--- Written instruction ---
From the first line of the listing below to the line with "300, 300, 300];", print each line exactly, and nothing more. Leave out the pictures.

* START Source excerpt *

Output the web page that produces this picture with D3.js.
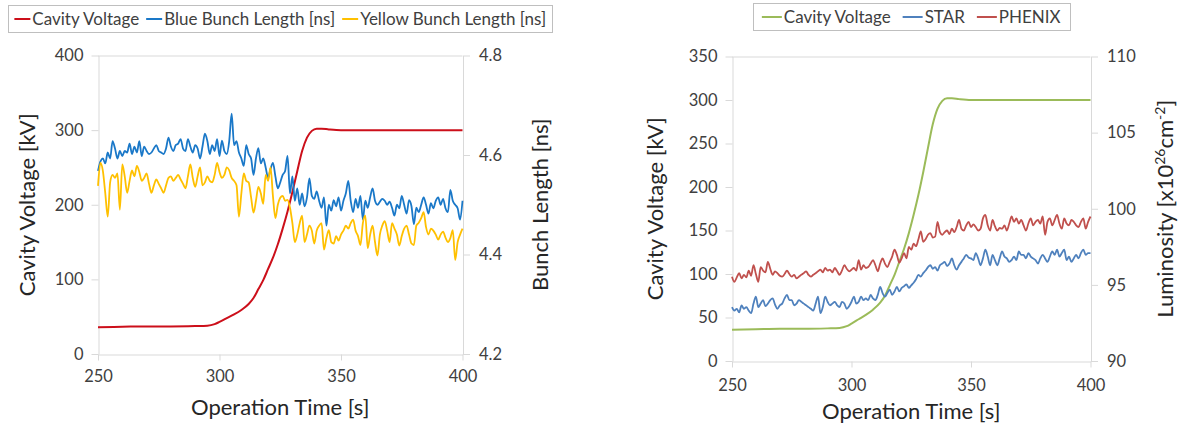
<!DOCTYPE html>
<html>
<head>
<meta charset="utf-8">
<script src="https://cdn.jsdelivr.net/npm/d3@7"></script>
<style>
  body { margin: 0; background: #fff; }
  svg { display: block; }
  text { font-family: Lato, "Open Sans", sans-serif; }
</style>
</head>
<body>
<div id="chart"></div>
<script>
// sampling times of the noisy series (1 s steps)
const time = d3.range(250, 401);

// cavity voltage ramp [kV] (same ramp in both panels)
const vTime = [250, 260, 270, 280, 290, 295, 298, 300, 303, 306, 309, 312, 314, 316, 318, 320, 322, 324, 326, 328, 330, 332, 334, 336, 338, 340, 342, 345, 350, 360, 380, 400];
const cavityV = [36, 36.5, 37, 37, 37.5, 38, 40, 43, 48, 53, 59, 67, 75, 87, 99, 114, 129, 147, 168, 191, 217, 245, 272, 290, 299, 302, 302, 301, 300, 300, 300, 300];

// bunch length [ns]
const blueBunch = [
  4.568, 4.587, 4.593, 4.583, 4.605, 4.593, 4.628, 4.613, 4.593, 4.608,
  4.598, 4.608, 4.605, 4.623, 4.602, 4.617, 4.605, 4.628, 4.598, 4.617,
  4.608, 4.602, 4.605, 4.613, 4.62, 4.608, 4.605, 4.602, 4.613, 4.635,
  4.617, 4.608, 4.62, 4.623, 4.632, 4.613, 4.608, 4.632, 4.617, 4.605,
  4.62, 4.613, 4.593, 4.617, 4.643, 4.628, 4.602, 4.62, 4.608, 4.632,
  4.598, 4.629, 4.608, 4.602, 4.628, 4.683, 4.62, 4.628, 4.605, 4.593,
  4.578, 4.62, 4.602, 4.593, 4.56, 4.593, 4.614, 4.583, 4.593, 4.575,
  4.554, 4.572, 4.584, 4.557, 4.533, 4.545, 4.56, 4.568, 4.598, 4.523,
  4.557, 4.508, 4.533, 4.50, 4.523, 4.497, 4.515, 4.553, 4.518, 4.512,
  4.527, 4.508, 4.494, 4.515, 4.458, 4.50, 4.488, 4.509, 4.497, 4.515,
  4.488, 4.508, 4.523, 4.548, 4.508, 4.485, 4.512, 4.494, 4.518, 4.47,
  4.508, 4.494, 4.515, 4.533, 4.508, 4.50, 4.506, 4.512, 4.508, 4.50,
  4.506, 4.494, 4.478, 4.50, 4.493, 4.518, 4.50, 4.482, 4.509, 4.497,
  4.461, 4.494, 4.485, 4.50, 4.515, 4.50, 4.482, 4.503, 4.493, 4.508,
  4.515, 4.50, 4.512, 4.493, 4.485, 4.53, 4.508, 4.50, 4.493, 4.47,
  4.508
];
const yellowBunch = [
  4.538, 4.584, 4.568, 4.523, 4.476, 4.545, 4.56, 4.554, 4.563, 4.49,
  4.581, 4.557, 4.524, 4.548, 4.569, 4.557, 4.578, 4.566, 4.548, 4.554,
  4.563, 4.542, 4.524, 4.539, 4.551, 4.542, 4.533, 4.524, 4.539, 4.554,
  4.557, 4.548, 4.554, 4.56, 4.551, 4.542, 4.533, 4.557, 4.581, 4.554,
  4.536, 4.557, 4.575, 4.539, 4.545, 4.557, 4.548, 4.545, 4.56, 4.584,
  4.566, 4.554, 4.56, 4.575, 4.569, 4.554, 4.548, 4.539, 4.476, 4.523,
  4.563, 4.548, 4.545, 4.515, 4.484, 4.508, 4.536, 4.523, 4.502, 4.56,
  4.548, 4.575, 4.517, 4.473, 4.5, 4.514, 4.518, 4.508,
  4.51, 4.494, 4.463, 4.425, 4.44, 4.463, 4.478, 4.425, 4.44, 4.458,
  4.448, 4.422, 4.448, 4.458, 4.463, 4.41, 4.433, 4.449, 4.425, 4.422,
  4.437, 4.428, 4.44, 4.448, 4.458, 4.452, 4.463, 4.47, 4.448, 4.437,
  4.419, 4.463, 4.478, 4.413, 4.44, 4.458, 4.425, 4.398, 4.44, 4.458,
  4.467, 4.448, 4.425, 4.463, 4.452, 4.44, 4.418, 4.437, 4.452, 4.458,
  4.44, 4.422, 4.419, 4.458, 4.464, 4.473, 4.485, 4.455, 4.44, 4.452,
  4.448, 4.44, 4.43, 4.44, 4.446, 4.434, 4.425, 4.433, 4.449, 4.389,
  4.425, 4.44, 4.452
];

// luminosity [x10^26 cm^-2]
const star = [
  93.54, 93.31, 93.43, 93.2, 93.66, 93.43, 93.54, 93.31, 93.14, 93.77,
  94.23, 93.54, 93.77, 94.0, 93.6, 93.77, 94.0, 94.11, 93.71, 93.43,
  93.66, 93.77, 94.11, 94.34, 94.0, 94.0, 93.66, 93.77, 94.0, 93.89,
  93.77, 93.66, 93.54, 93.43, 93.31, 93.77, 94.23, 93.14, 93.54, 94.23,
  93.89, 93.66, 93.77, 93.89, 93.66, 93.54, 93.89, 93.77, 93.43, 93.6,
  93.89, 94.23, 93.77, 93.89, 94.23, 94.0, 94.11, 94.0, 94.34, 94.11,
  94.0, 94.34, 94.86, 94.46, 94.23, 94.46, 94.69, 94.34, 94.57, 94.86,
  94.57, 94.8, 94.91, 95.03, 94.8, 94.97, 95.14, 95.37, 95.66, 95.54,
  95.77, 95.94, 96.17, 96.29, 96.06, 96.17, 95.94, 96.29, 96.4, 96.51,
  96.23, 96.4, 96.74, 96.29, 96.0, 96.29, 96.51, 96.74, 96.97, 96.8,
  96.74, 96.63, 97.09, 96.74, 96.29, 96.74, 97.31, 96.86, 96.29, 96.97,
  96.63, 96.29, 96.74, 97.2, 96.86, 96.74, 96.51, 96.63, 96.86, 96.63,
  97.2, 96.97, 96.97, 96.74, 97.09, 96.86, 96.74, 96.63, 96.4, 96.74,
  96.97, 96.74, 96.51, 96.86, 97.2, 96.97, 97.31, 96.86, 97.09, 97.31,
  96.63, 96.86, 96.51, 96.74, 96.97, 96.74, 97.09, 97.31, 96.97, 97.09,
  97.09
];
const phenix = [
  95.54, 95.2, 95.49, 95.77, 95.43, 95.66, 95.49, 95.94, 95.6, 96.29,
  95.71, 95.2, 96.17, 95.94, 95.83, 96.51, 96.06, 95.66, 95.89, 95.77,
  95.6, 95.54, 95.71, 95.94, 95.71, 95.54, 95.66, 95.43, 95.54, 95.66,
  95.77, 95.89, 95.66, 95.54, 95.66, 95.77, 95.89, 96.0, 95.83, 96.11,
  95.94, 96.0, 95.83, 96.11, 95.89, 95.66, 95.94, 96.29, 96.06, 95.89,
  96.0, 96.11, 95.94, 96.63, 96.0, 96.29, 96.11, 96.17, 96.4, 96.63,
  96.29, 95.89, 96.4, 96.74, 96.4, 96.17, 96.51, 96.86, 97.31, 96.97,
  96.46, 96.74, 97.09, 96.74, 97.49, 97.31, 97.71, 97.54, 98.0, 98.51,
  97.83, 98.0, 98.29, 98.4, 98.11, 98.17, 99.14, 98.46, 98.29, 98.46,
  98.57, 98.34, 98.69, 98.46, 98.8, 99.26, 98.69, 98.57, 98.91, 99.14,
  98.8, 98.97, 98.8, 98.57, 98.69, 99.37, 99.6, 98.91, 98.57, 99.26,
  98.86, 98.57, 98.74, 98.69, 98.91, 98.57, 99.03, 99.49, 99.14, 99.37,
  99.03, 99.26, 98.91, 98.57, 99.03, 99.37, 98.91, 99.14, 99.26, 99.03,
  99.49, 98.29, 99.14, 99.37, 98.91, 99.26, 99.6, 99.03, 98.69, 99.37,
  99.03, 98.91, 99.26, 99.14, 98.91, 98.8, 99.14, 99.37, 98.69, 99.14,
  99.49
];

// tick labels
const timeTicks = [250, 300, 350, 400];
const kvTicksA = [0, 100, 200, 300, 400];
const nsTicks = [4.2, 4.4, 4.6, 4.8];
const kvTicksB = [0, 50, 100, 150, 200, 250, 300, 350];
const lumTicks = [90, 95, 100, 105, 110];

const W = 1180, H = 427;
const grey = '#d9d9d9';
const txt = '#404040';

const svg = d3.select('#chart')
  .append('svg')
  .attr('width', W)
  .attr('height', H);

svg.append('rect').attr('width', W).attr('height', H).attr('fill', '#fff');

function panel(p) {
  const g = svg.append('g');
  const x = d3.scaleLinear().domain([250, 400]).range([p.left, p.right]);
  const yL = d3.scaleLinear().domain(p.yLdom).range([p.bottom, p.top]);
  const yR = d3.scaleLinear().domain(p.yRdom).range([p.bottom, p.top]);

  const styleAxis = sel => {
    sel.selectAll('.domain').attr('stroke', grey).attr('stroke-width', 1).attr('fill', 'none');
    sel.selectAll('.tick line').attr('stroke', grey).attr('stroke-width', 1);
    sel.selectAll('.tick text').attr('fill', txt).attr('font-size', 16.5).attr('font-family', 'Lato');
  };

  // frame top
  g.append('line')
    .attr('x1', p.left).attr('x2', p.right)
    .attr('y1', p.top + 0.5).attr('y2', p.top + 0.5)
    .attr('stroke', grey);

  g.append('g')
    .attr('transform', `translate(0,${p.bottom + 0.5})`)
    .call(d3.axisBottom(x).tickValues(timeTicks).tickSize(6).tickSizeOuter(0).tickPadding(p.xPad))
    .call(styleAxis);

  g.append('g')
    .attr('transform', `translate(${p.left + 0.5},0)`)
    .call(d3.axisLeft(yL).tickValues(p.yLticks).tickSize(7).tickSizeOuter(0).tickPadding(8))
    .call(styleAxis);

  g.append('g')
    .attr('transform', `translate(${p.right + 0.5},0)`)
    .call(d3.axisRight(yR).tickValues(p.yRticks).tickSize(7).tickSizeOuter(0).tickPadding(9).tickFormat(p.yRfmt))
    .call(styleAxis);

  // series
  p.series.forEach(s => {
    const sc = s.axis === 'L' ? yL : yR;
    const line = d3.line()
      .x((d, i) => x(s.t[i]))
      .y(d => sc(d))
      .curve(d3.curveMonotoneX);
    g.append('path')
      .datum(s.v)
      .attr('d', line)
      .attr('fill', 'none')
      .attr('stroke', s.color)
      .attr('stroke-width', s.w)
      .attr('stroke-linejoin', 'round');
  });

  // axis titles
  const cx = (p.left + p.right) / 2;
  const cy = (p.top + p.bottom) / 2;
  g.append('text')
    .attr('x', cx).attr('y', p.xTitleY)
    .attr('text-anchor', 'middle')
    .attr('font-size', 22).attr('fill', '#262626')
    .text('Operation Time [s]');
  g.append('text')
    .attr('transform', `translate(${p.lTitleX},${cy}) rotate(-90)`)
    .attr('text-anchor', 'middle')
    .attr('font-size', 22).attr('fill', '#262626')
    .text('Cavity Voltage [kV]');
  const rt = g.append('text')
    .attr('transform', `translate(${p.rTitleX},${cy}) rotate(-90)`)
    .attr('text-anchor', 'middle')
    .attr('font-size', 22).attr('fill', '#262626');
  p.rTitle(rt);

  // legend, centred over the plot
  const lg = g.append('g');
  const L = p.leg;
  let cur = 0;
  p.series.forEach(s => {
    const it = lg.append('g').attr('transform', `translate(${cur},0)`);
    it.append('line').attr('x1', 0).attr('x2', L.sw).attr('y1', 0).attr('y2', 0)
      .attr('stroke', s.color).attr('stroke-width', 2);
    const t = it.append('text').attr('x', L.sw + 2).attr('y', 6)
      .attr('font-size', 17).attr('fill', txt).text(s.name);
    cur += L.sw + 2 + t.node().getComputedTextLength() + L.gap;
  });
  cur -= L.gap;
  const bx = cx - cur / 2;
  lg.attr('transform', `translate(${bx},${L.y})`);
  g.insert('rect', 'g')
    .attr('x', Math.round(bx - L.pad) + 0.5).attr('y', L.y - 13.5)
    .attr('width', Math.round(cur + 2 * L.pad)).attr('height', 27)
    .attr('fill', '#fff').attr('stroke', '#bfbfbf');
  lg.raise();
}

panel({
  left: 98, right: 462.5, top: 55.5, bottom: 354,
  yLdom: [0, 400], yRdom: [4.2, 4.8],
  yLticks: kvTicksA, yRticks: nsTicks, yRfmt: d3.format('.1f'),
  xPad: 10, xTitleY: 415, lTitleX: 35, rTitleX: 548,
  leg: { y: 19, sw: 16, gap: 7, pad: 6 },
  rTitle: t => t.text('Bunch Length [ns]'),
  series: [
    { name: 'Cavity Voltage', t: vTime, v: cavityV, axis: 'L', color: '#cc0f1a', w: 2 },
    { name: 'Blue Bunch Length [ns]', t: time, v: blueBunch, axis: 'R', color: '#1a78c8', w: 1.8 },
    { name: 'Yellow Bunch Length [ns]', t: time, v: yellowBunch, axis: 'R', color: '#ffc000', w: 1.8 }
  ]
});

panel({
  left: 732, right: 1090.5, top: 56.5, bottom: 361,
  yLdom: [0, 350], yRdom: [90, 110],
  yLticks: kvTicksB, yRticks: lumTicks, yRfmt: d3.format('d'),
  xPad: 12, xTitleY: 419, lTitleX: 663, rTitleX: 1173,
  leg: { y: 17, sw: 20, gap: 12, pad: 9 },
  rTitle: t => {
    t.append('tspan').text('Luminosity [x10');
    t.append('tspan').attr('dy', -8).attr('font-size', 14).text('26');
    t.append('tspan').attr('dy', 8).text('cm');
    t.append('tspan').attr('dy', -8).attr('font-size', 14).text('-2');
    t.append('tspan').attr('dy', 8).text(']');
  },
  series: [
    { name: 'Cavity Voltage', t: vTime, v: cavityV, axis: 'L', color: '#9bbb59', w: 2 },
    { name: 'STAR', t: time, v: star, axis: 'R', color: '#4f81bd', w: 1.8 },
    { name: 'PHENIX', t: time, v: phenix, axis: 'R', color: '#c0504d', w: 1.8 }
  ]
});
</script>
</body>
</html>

* END Source excerpt *

--- In response ---
Output the web page that produces this picture with D3.js.
<!DOCTYPE html>
<html>
<head>
<meta charset="utf-8">
<script src="https://cdn.jsdelivr.net/npm/d3@7"></script>
<style>
  body { margin: 0; background: #fff; }
  svg { display: block; }
  text { font-family: Lato, "Open Sans", sans-serif; }
</style>
</head>
<body>
<div id="chart"></div>
<script>
// sampling times of the noisy series (1 s steps)
const time = d3.range(250, 401);

// cavity voltage ramp [kV] (same ramp in both panels)
const vTime = [250, 260, 270, 280, 290, 295, 298, 300, 303, 306, 309, 312, 314, 316, 318, 320, 322, 324, 326, 328, 330, 332, 334, 336, 338, 340, 342, 345, 350, 360, 380, 400];
const cavityV = [36, 36.5, 37, 37, 37.5, 38, 40, 43, 48, 53, 59, 67, 75, 87, 99, 114, 129, 147, 168, 191, 217, 245, 272, 290, 299, 302, 302, 301, 300, 300, 300, 300];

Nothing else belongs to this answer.